_Task details:_ From the listing below, pull each line that includes "chart".
## start Supplied records
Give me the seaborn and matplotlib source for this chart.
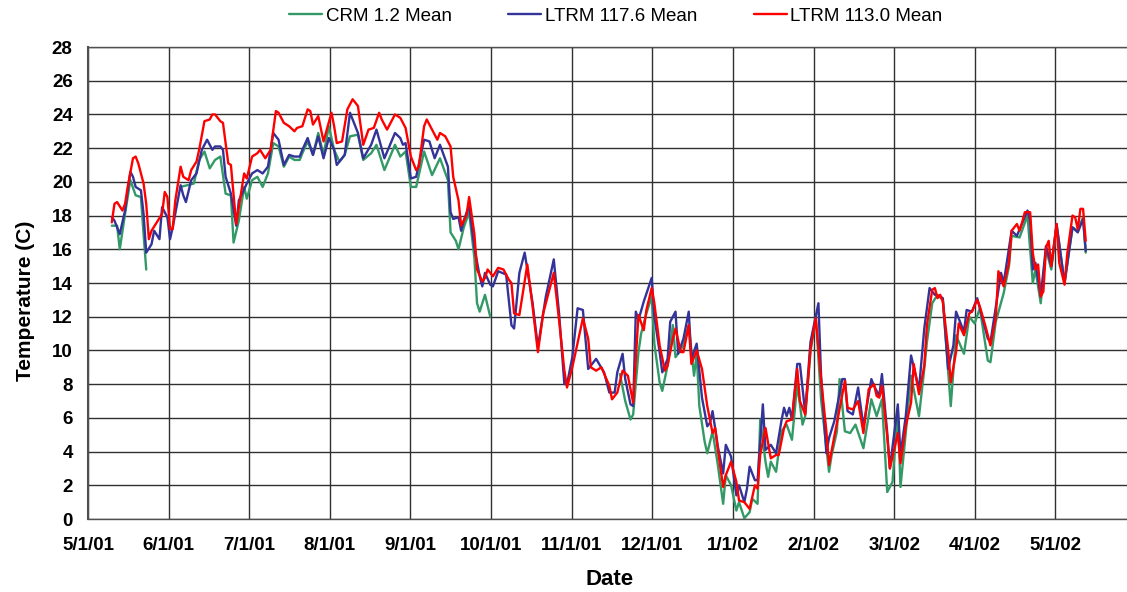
## end Supplied records
## start Supplied records
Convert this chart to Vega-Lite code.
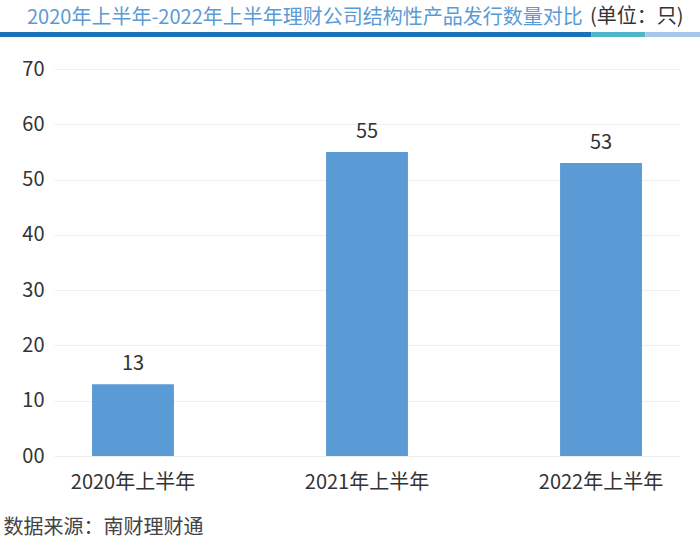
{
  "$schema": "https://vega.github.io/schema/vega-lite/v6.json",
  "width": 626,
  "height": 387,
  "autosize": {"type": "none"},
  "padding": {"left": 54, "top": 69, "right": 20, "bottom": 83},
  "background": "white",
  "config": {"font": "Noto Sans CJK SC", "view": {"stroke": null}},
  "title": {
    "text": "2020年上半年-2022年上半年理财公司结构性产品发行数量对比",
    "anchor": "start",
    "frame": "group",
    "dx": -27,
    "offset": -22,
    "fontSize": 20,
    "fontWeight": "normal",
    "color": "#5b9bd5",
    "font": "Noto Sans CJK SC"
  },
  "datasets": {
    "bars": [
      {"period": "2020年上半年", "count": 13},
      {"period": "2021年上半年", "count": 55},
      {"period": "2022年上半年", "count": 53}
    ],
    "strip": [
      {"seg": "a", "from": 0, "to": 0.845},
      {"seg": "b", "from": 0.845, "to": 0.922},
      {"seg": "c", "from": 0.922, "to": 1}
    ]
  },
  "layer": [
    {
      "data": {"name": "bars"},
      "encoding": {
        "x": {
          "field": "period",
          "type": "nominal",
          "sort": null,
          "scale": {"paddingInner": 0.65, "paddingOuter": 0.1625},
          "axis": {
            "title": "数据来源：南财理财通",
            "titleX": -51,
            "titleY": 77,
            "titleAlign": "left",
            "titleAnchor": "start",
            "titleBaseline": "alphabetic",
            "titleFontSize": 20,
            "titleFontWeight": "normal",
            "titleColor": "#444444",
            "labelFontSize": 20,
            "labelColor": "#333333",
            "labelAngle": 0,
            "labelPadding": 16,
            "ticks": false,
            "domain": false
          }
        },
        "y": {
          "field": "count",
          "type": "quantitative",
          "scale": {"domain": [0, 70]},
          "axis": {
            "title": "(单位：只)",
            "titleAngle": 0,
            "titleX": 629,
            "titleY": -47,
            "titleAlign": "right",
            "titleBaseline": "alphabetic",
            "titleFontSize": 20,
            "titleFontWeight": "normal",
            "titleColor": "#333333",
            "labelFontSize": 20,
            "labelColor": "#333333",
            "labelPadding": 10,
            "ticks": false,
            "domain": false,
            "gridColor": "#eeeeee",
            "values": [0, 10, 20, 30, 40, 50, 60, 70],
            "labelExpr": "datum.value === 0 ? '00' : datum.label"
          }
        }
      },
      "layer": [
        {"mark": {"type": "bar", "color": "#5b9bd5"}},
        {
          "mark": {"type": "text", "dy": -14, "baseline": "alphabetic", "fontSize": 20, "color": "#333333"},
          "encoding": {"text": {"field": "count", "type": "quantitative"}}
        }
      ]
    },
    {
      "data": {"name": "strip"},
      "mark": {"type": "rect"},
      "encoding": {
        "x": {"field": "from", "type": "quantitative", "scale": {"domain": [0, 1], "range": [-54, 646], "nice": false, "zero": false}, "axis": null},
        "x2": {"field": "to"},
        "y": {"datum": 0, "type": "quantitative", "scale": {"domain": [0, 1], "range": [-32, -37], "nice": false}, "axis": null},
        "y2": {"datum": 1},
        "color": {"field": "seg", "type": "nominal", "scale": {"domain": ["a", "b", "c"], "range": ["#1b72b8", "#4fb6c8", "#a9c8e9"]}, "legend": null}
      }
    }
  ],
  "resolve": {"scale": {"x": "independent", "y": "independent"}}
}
## end Supplied records
_Result:_
Give me the seaborn and matplotlib source for this chart.
Convert this chart to Vega-Lite code.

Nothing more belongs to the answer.